>> BEGIN
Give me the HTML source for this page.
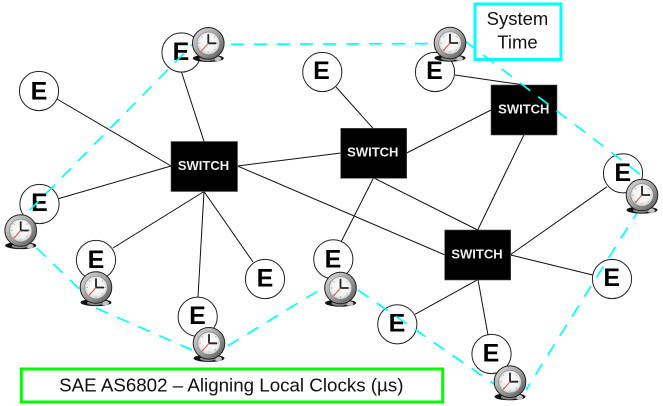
<!DOCTYPE html>
<html>
<head>
<meta charset="utf-8">
<style>
html,body{margin:0;padding:0;background:#fff;width:663px;height:406px;overflow:hidden}
svg{display:block}
text{font-family:"Liberation Sans",sans-serif}
.e{font-size:25px;font-weight:bold;text-anchor:middle;fill:#000}
.s{font-size:13px;font-weight:bold;text-anchor:middle;fill:#eee}
.n{fill:#fff;stroke:#222;stroke-width:1}
.l{stroke:#111;stroke-width:1;fill:none}
.c{stroke:#00ffff;stroke-width:1.7;fill:none;stroke-dasharray:13 10}
</style>
</head>
<body>
<svg width="663" height="406" viewBox="0 0 663 406" xmlns="http://www.w3.org/2000/svg">
<defs>
<radialGradient id="face" cx="50%" cy="45%" r="55%"><stop offset="0" stop-color="#fff"/><stop offset="0.7" stop-color="#f1f1f1"/><stop offset="1" stop-color="#cfcfcf"/></radialGradient>
<linearGradient id="rim" x1="0" y1="0" x2="1" y2="1"><stop offset="0" stop-color="#e0e0e0"/><stop offset="0.5" stop-color="#a0a0a0"/><stop offset="1" stop-color="#555"/></linearGradient>
<g id="clock">
<ellipse cx="0" cy="15" rx="15.5" ry="3.6" fill="#111"/>
<ellipse cx="9" cy="15.5" rx="4" ry="2.3" fill="#c4c4c4"/>
<ellipse cx="-1" cy="15.5" rx="8" ry="2.3" fill="#888"/>
<circle cx="0" cy="0" r="15.8" fill="url(#rim)" stroke="#222" stroke-width="1"/>
<circle cx="0" cy="0" r="11.3" fill="url(#face)" stroke="#888" stroke-width=".7"/>
<path d="M0-10V-8M0 8V10M-10 0H-8M8 0H10M-7-7L-5.8-5.8M7-7L5.8-5.8M-7 7L-5.8 5.8M7 7L5.8 5.8" stroke="#bbb" stroke-width="1"/>
<path d="M0 0V-9M0 0H8" stroke="#222" stroke-width="1.8" fill="none"/>
<path d="M0 0L-7 8" stroke="#e05050" stroke-width="1"/>
</g>
</defs>

<g class="l">
<line x1="181" y1="70.5" x2="204" y2="141.5"/>
<line x1="57" y1="99" x2="171" y2="166"/>
<line x1="59" y1="198.5" x2="171" y2="166"/>
<line x1="113" y1="248" x2="204" y2="191.5"/>
<line x1="253" y1="262" x2="204" y2="191.5"/>
<line x1="198" y1="297" x2="204" y2="191.5"/>
<line x1="237.5" y1="166" x2="341" y2="153"/>
<line x1="237.5" y1="166" x2="445" y2="255"/>
<line x1="336" y1="87" x2="373" y2="128.3"/>
<line x1="341" y1="242" x2="373.5" y2="178"/>
<line x1="406.7" y1="153" x2="491" y2="110"/>
<line x1="374" y1="178" x2="477.7" y2="230"/>
<line x1="455" y1="75" x2="524" y2="85"/>
<line x1="524" y1="134.7" x2="477.7" y2="230"/>
<line x1="607" y1="186.7" x2="510.7" y2="254.5"/>
<line x1="592.7" y1="275" x2="510.7" y2="255"/>
<line x1="415" y1="314.3" x2="477.7" y2="279.7"/>
<line x1="488" y1="335" x2="478" y2="279.7"/>
</g>

<g fill="#000" stroke="#555" stroke-width=".6">
<rect x="171" y="141.5" width="66.5" height="50"/>
<rect x="340.7" y="128.3" width="66" height="50"/>
<rect x="491" y="85" width="66" height="50"/>
<rect x="444.7" y="230" width="66" height="50"/>
</g>
<text class="s" x="203.5" y="170">SWITCH</text>
<text class="s" x="372.8" y="156.7">SWITCH</text>
<text class="s" x="523.8" y="113.3">SWITCH</text>
<text class="s" x="477" y="258.3">SWITCH</text>

<g class="n">
<circle cx="181.5" cy="52.5" r="19.6"/>
<circle cx="39" cy="91" r="19.6"/>
<circle cx="39.5" cy="204" r="19.6"/>
<circle cx="96" cy="260" r="19.6"/>
<circle cx="265" cy="279" r="19.6"/>
<circle cx="197.7" cy="316.7" r="19.6"/>
<circle cx="333.3" cy="259.3" r="19.6"/>
<circle cx="322.3" cy="72" r="19.6"/>
<circle cx="435" cy="72" r="19.6"/>
<circle cx="623" cy="173.3" r="19.6"/>
<circle cx="612" cy="279" r="19.6"/>
<circle cx="397.3" cy="324.3" r="19.6"/>
<circle cx="491.5" cy="354" r="19.6"/>
</g>
<text class="e" x="181" y="60">E</text>
<text class="e" x="39" y="99.5">E</text>
<text class="e" x="39.5" y="211">E</text>
<text class="e" x="96" y="268">E</text>
<text class="e" x="265" y="286.5">E</text>
<text class="e" x="197.5" y="324">E</text>
<text class="e" x="333" y="267.5">E</text>
<text class="e" x="321.5" y="79">E</text>
<text class="e" x="434.5" y="79">E</text>
<text class="e" x="622.7" y="181">E</text>
<text class="e" x="611.7" y="286">E</text>
<text class="e" x="397" y="331.5">E</text>
<text class="e" x="491" y="361.5">E</text>

<rect x="475" y="4" width="86" height="55.5" fill="#fff" stroke="#00ffff" stroke-width="3"/>
<text x="517.5" y="25" font-size="18.5" text-anchor="middle" fill="#111">System</text>
<text x="517.5" y="48.3" font-size="18.5" text-anchor="middle" fill="#111">Time</text>

<g class="c">
<line x1="208" y1="44.5" x2="449" y2="43.5"/>
<line x1="465" y1="41" x2="645" y2="178"/>
<line x1="640" y1="208" x2="526" y2="390"/>
<line x1="339" y1="277" x2="510" y2="395"/>
<line x1="208" y1="358" x2="339" y2="278"/>
<line x1="96" y1="308" x2="208" y2="357"/>
<line x1="20" y1="232" x2="96" y2="305"/>
<line x1="200" y1="37" x2="20" y2="220"/>
</g>

<use href="#clock" x="208.3" y="43.3"/>
<use href="#clock" x="450" y="43"/>
<use href="#clock" x="20.7" y="230.5"/>
<use href="#clock" x="96" y="287.5"/>
<use href="#clock" x="209" y="343.3"/>
<use href="#clock" x="340.5" y="288"/>
<use href="#clock" x="510" y="381.7"/>
<use href="#clock" x="642" y="195"/>

<rect x="21.3" y="369" width="421.4" height="33" fill="#fff" stroke="#00ff00" stroke-width="3"/>
<text x="231.3" y="391.7" font-size="18.75" text-anchor="middle" fill="#111">SAE AS6802 – Aligning Local Clocks (µs)</text>
</svg>
</body>
</html>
>> END
§ EXERCISE DESCRIPTION
Write the lines above out again exactly, without any of their pictures.

§ THE REPLY
Give me the HTML source for this page.
<!DOCTYPE html>
<html>
<head>
<meta charset="utf-8">
<style>
html,body{margin:0;padding:0;background:#fff;width:663px;height:406px;overflow:hidden}
svg{display:block}
text{font-family:"Liberation Sans",sans-serif}
.e{font-size:25px;font-weight:bold;text-anchor:middle;fill:#000}
.s{font-size:13px;font-weight:bold;text-anchor:middle;fill:#eee}
.n{fill:#fff;stroke:#222;stroke-width:1}
.l{stroke:#111;stroke-width:1;fill:none}
.c{stroke:#00ffff;stroke-width:1.7;fill:none;stroke-dasharray:13 10}
</style>
</head>
<body>
<svg width="663" height="406" viewBox="0 0 663 406" xmlns="http://www.w3.org/2000/svg">
<defs>
<radialGradient id="face" cx="50%" cy="45%" r="55%"><stop offset="0" stop-color="#fff"/><stop offset="0.7" stop-color="#f1f1f1"/><stop offset="1" stop-color="#cfcfcf"/></radialGradient>
<linearGradient id="rim" x1="0" y1="0" x2="1" y2="1"><stop offset="0" stop-color="#e0e0e0"/><stop offset="0.5" stop-color="#a0a0a0"/><stop offset="1" stop-color="#555"/></linearGradient>
<g id="clock">
<ellipse cx="0" cy="15" rx="15.5" ry="3.6" fill="#111"/>
<ellipse cx="9" cy="15.5" rx="4" ry="2.3" fill="#c4c4c4"/>
<ellipse cx="-1" cy="15.5" rx="8" ry="2.3" fill="#888"/>
<circle cx="0" cy="0" r="15.8" fill="url(#rim)" stroke="#222" stroke-width="1"/>
<circle cx="0" cy="0" r="11.3" fill="url(#face)" stroke="#888" stroke-width=".7"/>
<path d="M0-10V-8M0 8V10M-10 0H-8M8 0H10M-7-7L-5.8-5.8M7-7L5.8-5.8M-7 7L-5.8 5.8M7 7L5.8 5.8" stroke="#bbb" stroke-width="1"/>
<path d="M0 0V-9M0 0H8" stroke="#222" stroke-width="1.8" fill="none"/>
<path d="M0 0L-7 8" stroke="#e05050" stroke-width="1"/>
</g>
</defs>

<g class="l">
<line x1="181" y1="70.5" x2="204" y2="141.5"/>
<line x1="57" y1="99" x2="171" y2="166"/>
<line x1="59" y1="198.5" x2="171" y2="166"/>
<line x1="113" y1="248" x2="204" y2="191.5"/>
<line x1="253" y1="262" x2="204" y2="191.5"/>
<line x1="198" y1="297" x2="204" y2="191.5"/>
<line x1="237.5" y1="166" x2="341" y2="153"/>
<line x1="237.5" y1="166" x2="445" y2="255"/>
<line x1="336" y1="87" x2="373" y2="128.3"/>
<line x1="341" y1="242" x2="373.5" y2="178"/>
<line x1="406.7" y1="153" x2="491" y2="110"/>
<line x1="374" y1="178" x2="477.7" y2="230"/>
<line x1="455" y1="75" x2="524" y2="85"/>
<line x1="524" y1="134.7" x2="477.7" y2="230"/>
<line x1="607" y1="186.7" x2="510.7" y2="254.5"/>
<line x1="592.7" y1="275" x2="510.7" y2="255"/>
<line x1="415" y1="314.3" x2="477.7" y2="279.7"/>
<line x1="488" y1="335" x2="478" y2="279.7"/>
</g>

<g fill="#000" stroke="#555" stroke-width=".6">
<rect x="171" y="141.5" width="66.5" height="50"/>
<rect x="340.7" y="128.3" width="66" height="50"/>
<rect x="491" y="85" width="66" height="50"/>
<rect x="444.7" y="230" width="66" height="50"/>
</g>
<text class="s" x="203.5" y="170">SWITCH</text>
<text class="s" x="372.8" y="156.7">SWITCH</text>
<text class="s" x="523.8" y="113.3">SWITCH</text>
<text class="s" x="477" y="258.3">SWITCH</text>

<g class="n">
<circle cx="181.5" cy="52.5" r="19.6"/>
<circle cx="39" cy="91" r="19.6"/>
<circle cx="39.5" cy="204" r="19.6"/>
<circle cx="96" cy="260" r="19.6"/>
<circle cx="265" cy="279" r="19.6"/>
<circle cx="197.7" cy="316.7" r="19.6"/>
<circle cx="333.3" cy="259.3" r="19.6"/>
<circle cx="322.3" cy="72" r="19.6"/>
<circle cx="435" cy="72" r="19.6"/>
<circle cx="623" cy="173.3" r="19.6"/>
<circle cx="612" cy="279" r="19.6"/>
<circle cx="397.3" cy="324.3" r="19.6"/>
<circle cx="491.5" cy="354" r="19.6"/>
</g>
<text class="e" x="181" y="60">E</text>
<text class="e" x="39" y="99.5">E</text>
<text class="e" x="39.5" y="211">E</text>
<text class="e" x="96" y="268">E</text>
<text class="e" x="265" y="286.5">E</text>
<text class="e" x="197.5" y="324">E</text>
<text class="e" x="333" y="267.5">E</text>
<text class="e" x="321.5" y="79">E</text>
<text class="e" x="434.5" y="79">E</text>
<text class="e" x="622.7" y="181">E</text>
<text class="e" x="611.7" y="286">E</text>
<text class="e" x="397" y="331.5">E</text>
<text class="e" x="491" y="361.5">E</text>

<rect x="475" y="4" width="86" height="55.5" fill="#fff" stroke="#00ffff" stroke-width="3"/>
<text x="517.5" y="25" font-size="18.5" text-anchor="middle" fill="#111">System</text>
<text x="517.5" y="48.3" font-size="18.5" text-anchor="middle" fill="#111">Time</text>

<g class="c">
<line x1="208" y1="44.5" x2="449" y2="43.5"/>
<line x1="465" y1="41" x2="645" y2="178"/>
<line x1="640" y1="208" x2="526" y2="390"/>
<line x1="339" y1="277" x2="510" y2="395"/>
<line x1="208" y1="358" x2="339" y2="278"/>
<line x1="96" y1="308" x2="208" y2="357"/>
<line x1="20" y1="232" x2="96" y2="305"/>
<line x1="200" y1="37" x2="20" y2="220"/>
</g>

<use href="#clock" x="208.3" y="43.3"/>
<use href="#clock" x="450" y="43"/>
<use href="#clock" x="20.7" y="230.5"/>
<use href="#clock" x="96" y="287.5"/>
<use href="#clock" x="209" y="343.3"/>
<use href="#clock" x="340.5" y="288"/>
<use href="#clock" x="510" y="381.7"/>
<use href="#clock" x="642" y="195"/>

<rect x="21.3" y="369" width="421.4" height="33" fill="#fff" stroke="#00ff00" stroke-width="3"/>
<text x="231.3" y="391.7" font-size="18.75" text-anchor="middle" fill="#111">SAE AS6802 – Aligning Local Clocks (µs)</text>
</svg>
</body>
</html>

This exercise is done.